* start The records *

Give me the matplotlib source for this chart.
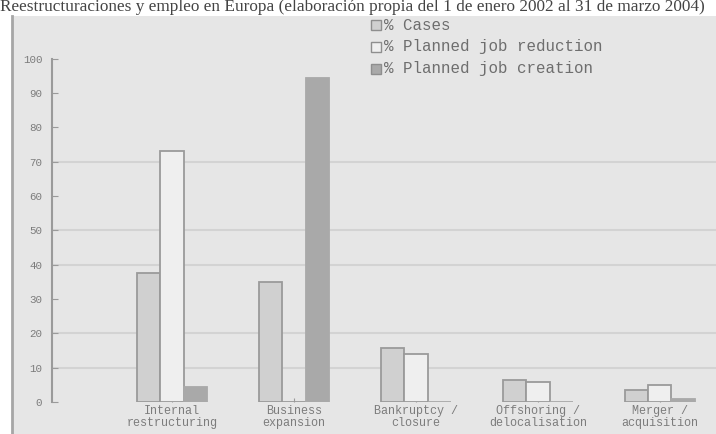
import matplotlib
matplotlib.use("Agg")
import matplotlib.pyplot as plt
from matplotlib.patches import Rectangle
import numpy as np

title = "Reestructuraciones y empleo en Europa (elaboración propia del 1 de enero 2002 al 31 de marzo 2004)"
categories = ["Internal\nrestructuring", "Business\nexpansion", "Bankruptcy /\nclosure",
              "Offshoring /\ndelocalisation", "Merger /\nacquisition"]
series_names = ["% Cases", "% Planned job reduction", "% Planned job creation"]
cases = [37.6, 35.0, 15.6, 6.4, 3.4]
job_reduction = [73.2, 0.0, 14.0, 5.7, 4.9]
job_creation = [4.3, 94.3, 0.0, 0.0, 0.9]
yticks = [0, 10, 20, 30, 40, 50, 60, 70, 80, 90, 100]
grid_levels = [10, 20, 40, 50, 70]

fills = ["#d0d0d0", "#efefef", "#a9a9a9"]
edges = ["#9a9a9a", "#9a9a9a", "#a9a9a9"]
text_col = "#7c7c7c"
mono = ["Liberation Mono", "DejaVu Sans Mono"]

W, H = 716, 434
fig = plt.figure(figsize=(W / 100, H / 100), dpi=100)
fig.patch.set_facecolor("white")

# gray panel with left border
fig.patches.append(Rectangle((12 / W, 0), 1 - 12 / W, 1 - 16 / H, transform=fig.transFigure,
                             facecolor="#e6e6e6", edgecolor="none", zorder=-10))
fig.add_artist(plt.Line2D([12 / W, 12 / W], [0, 1 - 16 / H], transform=fig.transFigure,
                          color="#a6a6a6", lw=2, zorder=1))

fig.text(0.0, 1 - 7 / H, title, family=["Liberation Serif", "DejaVu Serif"], fontsize=12.4,
         color="#444444", ha="left", va="center")

ax = fig.add_axes([52 / W, (H - 402) / H, (W - 52) / W, (402 - 58.7) / H])
ax.set_facecolor("none")
ax.set_zorder(2)
x = np.arange(len(categories))
w = 0.19
for vals, off, fc, ec in zip([cases, job_reduction, job_creation], [-w, 0, w], fills, edges):
    ax.bar(x + off, vals, width=w, color=fc, edgecolor=ec, linewidth=1.3, zorder=3)

for g in grid_levels:
    ax.axhline(g, color="#d3d3d3", lw=1.5, zorder=1)

ax.set_xlim(-0.984, 4.46)
ax.set_ylim(0, 100)
for s in ["top", "right", "bottom"]:
    ax.spines[s].set_visible(False)
ax.spines["left"].set_color("#9a9a9a")
ax.spines["left"].set_linewidth(1.5)
ax.set_yticks(yticks)
ax.set_yticklabels([str(v) for v in yticks])
ax.set_xticks(x)
ax.set_xticklabels(categories, linespacing=1.05)
ax.tick_params(axis="y", direction="in", length=4, color="#9a9a9a", pad=7,
               labelsize=7.8, labelcolor=text_col)
ax.tick_params(axis="x", direction="in", length=3, color="#9a9a9a", pad=2,
               labelsize=8.5, labelcolor=text_col)
for lab in ax.get_xticklabels() + ax.get_yticklabels():
    lab.set_family(mono)

# legend drawn in figure pixels
for i, (name, fc, ec) in enumerate(zip(series_names, fills, edges)):
    cy = 25 + 22 * i
    fig.patches.append(Rectangle((371 / W, 1 - (cy + 5) / H), 10 / W, 10 / H,
                                 transform=fig.transFigure, facecolor=fc,
                                 edgecolor="#8e8e8e", lw=1, zorder=5))
    fig.text(384 / W, 1 - cy / H, name, family=mono, fontsize=11.4, color="#6e6e6e",
             ha="left", va="center")

fig.savefig("out.png", dpi=100)
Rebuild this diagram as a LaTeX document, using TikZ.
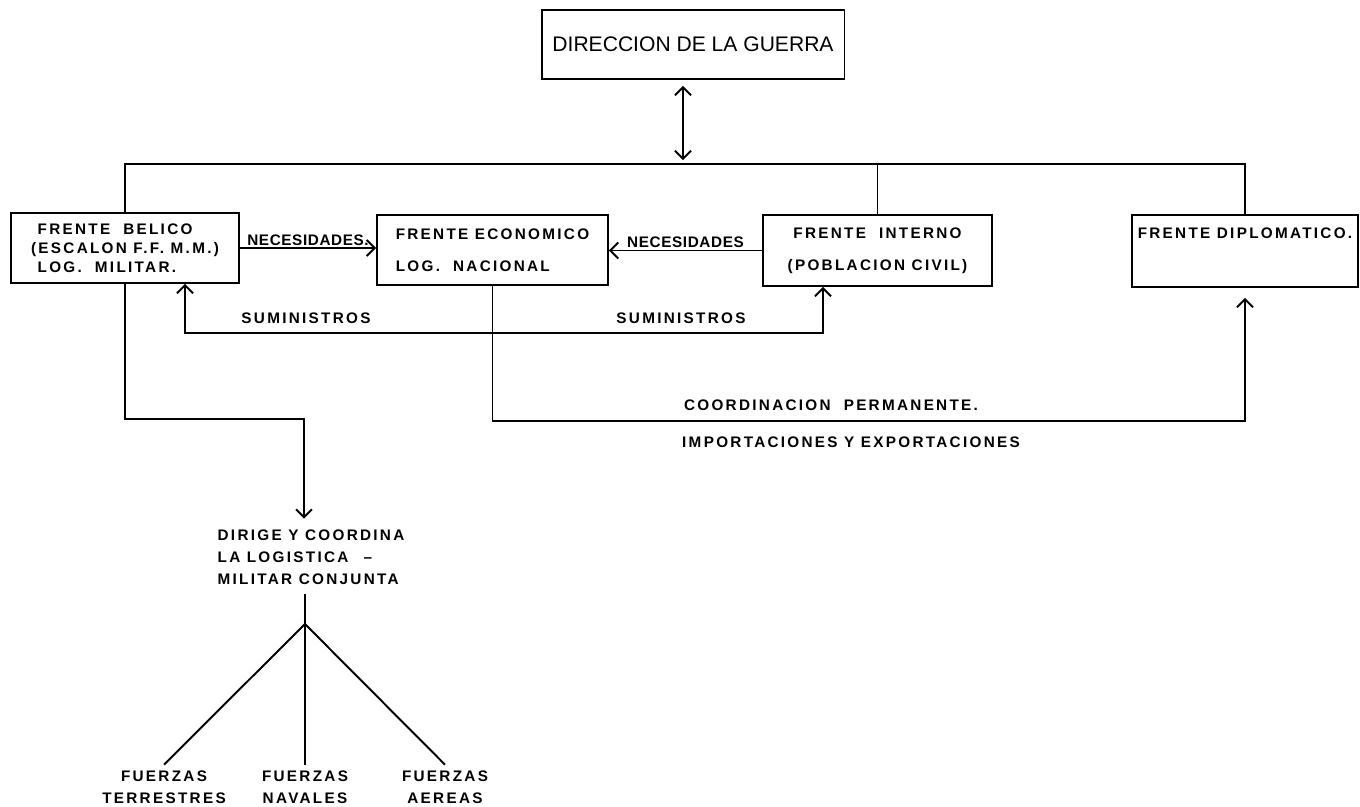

* end The records *

Reproduce all of the material exactly, apart from the pictures.

Solution to this exercise:
Give me the matplotlib source for this chart.
import matplotlib
matplotlib.use("Agg")
import matplotlib.pyplot as plt
from matplotlib.patches import Rectangle
import numpy as np

title = "Reestructuraciones y empleo en Europa (elaboración propia del 1 de enero 2002 al 31 de marzo 2004)"
categories = ["Internal\nrestructuring", "Business\nexpansion", "Bankruptcy /\nclosure",
              "Offshoring /\ndelocalisation", "Merger /\nacquisition"]
series_names = ["% Cases", "% Planned job reduction", "% Planned job creation"]
cases = [37.6, 35.0, 15.6, 6.4, 3.4]
job_reduction = [73.2, 0.0, 14.0, 5.7, 4.9]
job_creation = [4.3, 94.3, 0.0, 0.0, 0.9]
yticks = [0, 10, 20, 30, 40, 50, 60, 70, 80, 90, 100]
grid_levels = [10, 20, 40, 50, 70]

fills = ["#d0d0d0", "#efefef", "#a9a9a9"]
edges = ["#9a9a9a", "#9a9a9a", "#a9a9a9"]
text_col = "#7c7c7c"
mono = ["Liberation Mono", "DejaVu Sans Mono"]

W, H = 716, 434
fig = plt.figure(figsize=(W / 100, H / 100), dpi=100)
fig.patch.set_facecolor("white")

# gray panel with left border
fig.patches.append(Rectangle((12 / W, 0), 1 - 12 / W, 1 - 16 / H, transform=fig.transFigure,
                             facecolor="#e6e6e6", edgecolor="none", zorder=-10))
fig.add_artist(plt.Line2D([12 / W, 12 / W], [0, 1 - 16 / H], transform=fig.transFigure,
                          color="#a6a6a6", lw=2, zorder=1))

fig.text(0.0, 1 - 7 / H, title, family=["Liberation Serif", "DejaVu Serif"], fontsize=12.4,
         color="#444444", ha="left", va="center")

ax = fig.add_axes([52 / W, (H - 402) / H, (W - 52) / W, (402 - 58.7) / H])
ax.set_facecolor("none")
ax.set_zorder(2)
x = np.arange(len(categories))
w = 0.19
for vals, off, fc, ec in zip([cases, job_reduction, job_creation], [-w, 0, w], fills, edges):
    ax.bar(x + off, vals, width=w, color=fc, edgecolor=ec, linewidth=1.3, zorder=3)

for g in grid_levels:
    ax.axhline(g, color="#d3d3d3", lw=1.5, zorder=1)

ax.set_xlim(-0.984, 4.46)
ax.set_ylim(0, 100)
for s in ["top", "right", "bottom"]:
    ax.spines[s].set_visible(False)
ax.spines["left"].set_color("#9a9a9a")
ax.spines["left"].set_linewidth(1.5)
ax.set_yticks(yticks)
ax.set_yticklabels([str(v) for v in yticks])
ax.set_xticks(x)
ax.set_xticklabels(categories, linespacing=1.05)
ax.tick_params(axis="y", direction="in", length=4, color="#9a9a9a", pad=7,
               labelsize=7.8, labelcolor=text_col)
ax.tick_params(axis="x", direction="in", length=3, color="#9a9a9a", pad=2,
               labelsize=8.5, labelcolor=text_col)
for lab in ax.get_xticklabels() + ax.get_yticklabels():
    lab.set_family(mono)

# legend drawn in figure pixels
for i, (name, fc, ec) in enumerate(zip(series_names, fills, edges)):
    cy = 25 + 22 * i
    fig.patches.append(Rectangle((371 / W, 1 - (cy + 5) / H), 10 / W, 10 / H,
                                 transform=fig.transFigure, facecolor=fc,
                                 edgecolor="#8e8e8e", lw=1, zorder=5))
    fig.text(384 / W, 1 - cy / H, name, family=mono, fontsize=11.4, color="#6e6e6e",
             ha="left", va="center")

fig.savefig("out.png", dpi=100)
Rebuild this diagram as a LaTeX document, using TikZ.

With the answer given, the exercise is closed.